Your task: Output the material below unchanged, apart from leaving out the pictures.

Data lines:
# # #

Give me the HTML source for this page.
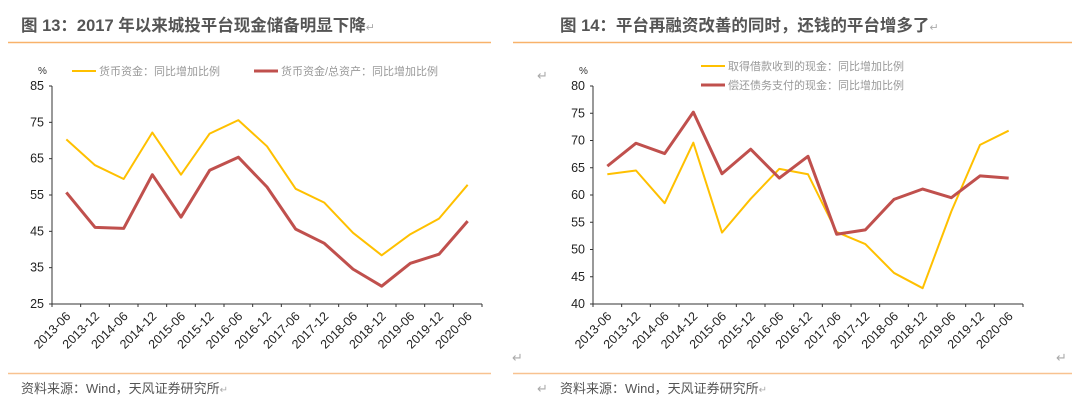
<!DOCTYPE html>
<html><head><meta charset="utf-8"><style>
body{margin:0;background:#fff;width:1080px;height:408px;overflow:hidden;font-family:"Liberation Sans","Noto Sans CJK SC",sans-serif;}
svg{position:absolute;left:0;top:0}
</style></head><body>
<svg width="1080" height="408">
<g>
<text x="21" y="31" font-size="16.5" font-weight="bold" fill="#555">图 13：2017 年以来城投平台现金储备明显下降<tspan font-size="11" font-weight="normal" fill="#aaa">↵</tspan></text>
<line x1="8" y1="42.5" x2="491" y2="42.5" stroke="#f8b26a" stroke-width="1.5"/>
<line x1="8" y1="373.5" x2="491" y2="373.5" stroke="#f8c290" stroke-width="1.5"/>
<text x="21" y="393" font-size="13" fill="#555">资料来源：Wind，天风证券研究所<tspan font-size="10" fill="#aaa">↵</tspan></text>
<text x="512" y="362" font-size="13" fill="#aaa">↵</text>
<text x="537" y="80" font-size="13" fill="#aaa">↵</text>
<text x="537" y="393" font-size="13" fill="#aaa">↵</text>
</g>
<g>
<text x="560" y="31" font-size="16.5" font-weight="bold" fill="#555">图 14：平台再融资改善的同时，还钱的平台增多了<tspan font-size="11" font-weight="normal" fill="#aaa">↵</tspan></text>
<line x1="513" y1="42.5" x2="1072" y2="42.5" stroke="#f8b26a" stroke-width="1.5"/>
<line x1="513" y1="373.5" x2="1072" y2="373.5" stroke="#f8c290" stroke-width="1.5"/>
<text x="560" y="393" font-size="13" fill="#555">资料来源：Wind，天风证券研究所<tspan font-size="10" fill="#aaa">↵</tspan></text>
<text x="1056" y="362" font-size="13" fill="#aaa">↵</text>
</g>
<g id="c1"></g>
<g id="c2"></g>
</svg>
<script>
const categories=["2013-06","2013-12","2014-06","2014-12","2015-06","2015-12","2016-06","2016-12","2017-06","2017-12","2018-06","2018-12","2019-06","2019-12","2020-06"];
const leftCash=[70.3,63.2,59.4,72.2,60.6,71.9,75.6,68.4,56.7,52.9,44.6,38.4,44.2,48.5,57.8];
const leftRatio=[55.7,46.1,45.8,60.6,48.9,61.8,65.4,57.2,45.6,41.7,34.6,29.9,36.2,38.7,47.8];
const leftTicks=[25,35,45,55,65,75,85];
const rightBorrow=[63.8,64.5,58.5,69.6,53.1,59.3,64.8,63.8,53.2,51.0,45.7,42.9,57.0,69.2,71.8];
const rightRepay=[65.3,69.5,67.6,75.2,63.9,68.4,63.1,67.1,52.8,53.6,59.2,61.1,59.5,63.5,63.1];
const rightTicks=[40,45,50,55,60,65,70,75,80];
const NS="http://www.w3.org/2000/svg";
function mk(p,t,a){const e=document.createElementNS(NS,t);for(const k in a)e.setAttribute(k,a[k]);p.appendChild(e);return e;}
function chart(g,x0,x1,yTop,yBot,ticks,series,legend){
  const min=ticks[0],max=ticks[ticks.length-1],n=categories.length,step=(x1-x0)/n;
  const y=v=>yBot-(v-min)/(max-min)*(yBot-yTop);
  const x=i=>x0+step*(i+0.5);
  const ax=mk(g,'path',{d:`M${x0},${yTop}V${yBot}H${x1}`,stroke:'#333',fill:'none','stroke-width':1});
  
  
  ticks.forEach(t=>{
    const l=mk(g,'line',{x1:x0-3,x2:x0,y1:y(t),y2:y(t),stroke:'#333'});
    
    
    const tx=mk(g,'text',{x:x0-8,y:y(t)+4,'font-size':12.5,'text-anchor':'end',fill:'#222'});
    tx.textContent=t;
    
    
  });
  for(let i=0;i<=n;i++){
    const l=mk(g,'line',{x1:x0+step*i,x2:x0+step*i,y1:yBot,y2:yBot+3,stroke:'#333'});
    
    
  }
  categories.forEach((c,i)=>{
    const tx=mk(g,'text',{x:x(i)+5,y:yBot+13,'font-size':12.5,'text-anchor':'end',fill:'#222',transform:`rotate(-45 ${x(i)+5} ${yBot+13})`});
    tx.textContent=c;
    
    
  });
  const pct=mk(g,'text',{x:x0-14,y:yTop-12,'font-size':10,fill:'#333'});
  pct.textContent='%';
  
  
  series.forEach(s=>{
    const p=mk(g,'polyline',{points:s.v.map((v,i)=>x(i)+','+y(v)).join(' '),fill:'none',stroke:s.c,'stroke-width':s.w,'stroke-linejoin':'round'});
    
    
  });
  legend.forEach(L=>{
    const l=mk(g,'line',{x1:L.x,x2:L.x+24,y1:L.y,y2:L.y,stroke:L.c,'stroke-width':L.w});
    
    
    const t=mk(g,'text',{x:L.x+27,y:L.y+4,'font-size':11,fill:'#999'});
    t.textContent=L.t;
    
    
  });
}
chart(document.getElementById('c1'),52,482,86,304,leftTicks,
 [{v:leftCash,c:'#ffc000',w:2,name:'line-cash'},{v:leftRatio,c:'#c0504d',w:3,name:'line-cash-ratio'}],
 [{x:72,y:71,c:'#ffc000',w:2,t:'货币资金：同比增加比例'},{x:254,y:71,c:'#c0504d',w:3,t:'货币资金/总资产：同比增加比例'}]);
chart(document.getElementById('c2'),593,1023,86,304,rightTicks,
 [{v:rightBorrow,c:'#ffc000',w:2,name:'line-borrow-cash'},{v:rightRepay,c:'#c0504d',w:3,name:'line-repay-cash'}],
 [{x:701,y:66,c:'#ffc000',w:2,t:'取得借款收到的现金：同比增加比例'},{x:701,y:85,c:'#c0504d',w:3,t:'偿还债务支付的现金：同比增加比例'}]);
</script>
</body></html>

# # #

Full output:
Give me the HTML source for this page.
<!DOCTYPE html>
<html><head><meta charset="utf-8"><style>
body{margin:0;background:#fff;width:1080px;height:408px;overflow:hidden;font-family:"Liberation Sans","Noto Sans CJK SC",sans-serif;}
svg{position:absolute;left:0;top:0}
</style></head><body>
<svg width="1080" height="408">
<g>
<text x="21" y="31" font-size="16.5" font-weight="bold" fill="#555">图 13：2017 年以来城投平台现金储备明显下降<tspan font-size="11" font-weight="normal" fill="#aaa">↵</tspan></text>
<line x1="8" y1="42.5" x2="491" y2="42.5" stroke="#f8b26a" stroke-width="1.5"/>
<line x1="8" y1="373.5" x2="491" y2="373.5" stroke="#f8c290" stroke-width="1.5"/>
<text x="21" y="393" font-size="13" fill="#555">资料来源：Wind，天风证券研究所<tspan font-size="10" fill="#aaa">↵</tspan></text>
<text x="512" y="362" font-size="13" fill="#aaa">↵</text>
<text x="537" y="80" font-size="13" fill="#aaa">↵</text>
<text x="537" y="393" font-size="13" fill="#aaa">↵</text>
</g>
<g>
<text x="560" y="31" font-size="16.5" font-weight="bold" fill="#555">图 14：平台再融资改善的同时，还钱的平台增多了<tspan font-size="11" font-weight="normal" fill="#aaa">↵</tspan></text>
<line x1="513" y1="42.5" x2="1072" y2="42.5" stroke="#f8b26a" stroke-width="1.5"/>
<line x1="513" y1="373.5" x2="1072" y2="373.5" stroke="#f8c290" stroke-width="1.5"/>
<text x="560" y="393" font-size="13" fill="#555">资料来源：Wind，天风证券研究所<tspan font-size="10" fill="#aaa">↵</tspan></text>
<text x="1056" y="362" font-size="13" fill="#aaa">↵</text>
</g>
<g id="c1"></g>
<g id="c2"></g>
</svg>
<script>
const categories=["2013-06","2013-12","2014-06","2014-12","2015-06","2015-12","2016-06","2016-12","2017-06","2017-12","2018-06","2018-12","2019-06","2019-12","2020-06"];
const leftCash=[70.3,63.2,59.4,72.2,60.6,71.9,75.6,68.4,56.7,52.9,44.6,38.4,44.2,48.5,57.8];
const leftRatio=[55.7,46.1,45.8,60.6,48.9,61.8,65.4,57.2,45.6,41.7,34.6,29.9,36.2,38.7,47.8];
const leftTicks=[25,35,45,55,65,75,85];
const rightBorrow=[63.8,64.5,58.5,69.6,53.1,59.3,64.8,63.8,53.2,51.0,45.7,42.9,57.0,69.2,71.8];
const rightRepay=[65.3,69.5,67.6,75.2,63.9,68.4,63.1,67.1,52.8,53.6,59.2,61.1,59.5,63.5,63.1];
const rightTicks=[40,45,50,55,60,65,70,75,80];
const NS="http://www.w3.org/2000/svg";
function mk(p,t,a){const e=document.createElementNS(NS,t);for(const k in a)e.setAttribute(k,a[k]);p.appendChild(e);return e;}
function chart(g,x0,x1,yTop,yBot,ticks,series,legend){
  const min=ticks[0],max=ticks[ticks.length-1],n=categories.length,step=(x1-x0)/n;
  const y=v=>yBot-(v-min)/(max-min)*(yBot-yTop);
  const x=i=>x0+step*(i+0.5);
  const ax=mk(g,'path',{d:`M${x0},${yTop}V${yBot}H${x1}`,stroke:'#333',fill:'none','stroke-width':1});
  
  
  ticks.forEach(t=>{
    const l=mk(g,'line',{x1:x0-3,x2:x0,y1:y(t),y2:y(t),stroke:'#333'});
    
    
    const tx=mk(g,'text',{x:x0-8,y:y(t)+4,'font-size':12.5,'text-anchor':'end',fill:'#222'});
    tx.textContent=t;
    
    
  });
  for(let i=0;i<=n;i++){
    const l=mk(g,'line',{x1:x0+step*i,x2:x0+step*i,y1:yBot,y2:yBot+3,stroke:'#333'});
    
    
  }
  categories.forEach((c,i)=>{
    const tx=mk(g,'text',{x:x(i)+5,y:yBot+13,'font-size':12.5,'text-anchor':'end',fill:'#222',transform:`rotate(-45 ${x(i)+5} ${yBot+13})`});
    tx.textContent=c;
    
    
  });
  const pct=mk(g,'text',{x:x0-14,y:yTop-12,'font-size':10,fill:'#333'});
  pct.textContent='%';
  
  
  series.forEach(s=>{
    const p=mk(g,'polyline',{points:s.v.map((v,i)=>x(i)+','+y(v)).join(' '),fill:'none',stroke:s.c,'stroke-width':s.w,'stroke-linejoin':'round'});
    
    
  });
  legend.forEach(L=>{
    const l=mk(g,'line',{x1:L.x,x2:L.x+24,y1:L.y,y2:L.y,stroke:L.c,'stroke-width':L.w});
    
    
    const t=mk(g,'text',{x:L.x+27,y:L.y+4,'font-size':11,fill:'#999'});
    t.textContent=L.t;
    
    
  });
}
chart(document.getElementById('c1'),52,482,86,304,leftTicks,
 [{v:leftCash,c:'#ffc000',w:2,name:'line-cash'},{v:leftRatio,c:'#c0504d',w:3,name:'line-cash-ratio'}],
 [{x:72,y:71,c:'#ffc000',w:2,t:'货币资金：同比增加比例'},{x:254,y:71,c:'#c0504d',w:3,t:'货币资金/总资产：同比增加比例'}]);
chart(document.getElementById('c2'),593,1023,86,304,rightTicks,
 [{v:rightBorrow,c:'#ffc000',w:2,name:'line-borrow-cash'},{v:rightRepay,c:'#c0504d',w:3,name:'line-repay-cash'}],
 [{x:701,y:66,c:'#ffc000',w:2,t:'取得借款收到的现金：同比增加比例'},{x:701,y:85,c:'#c0504d',w:3,t:'偿还债务支付的现金：同比增加比例'}]);
</script>
</body></html>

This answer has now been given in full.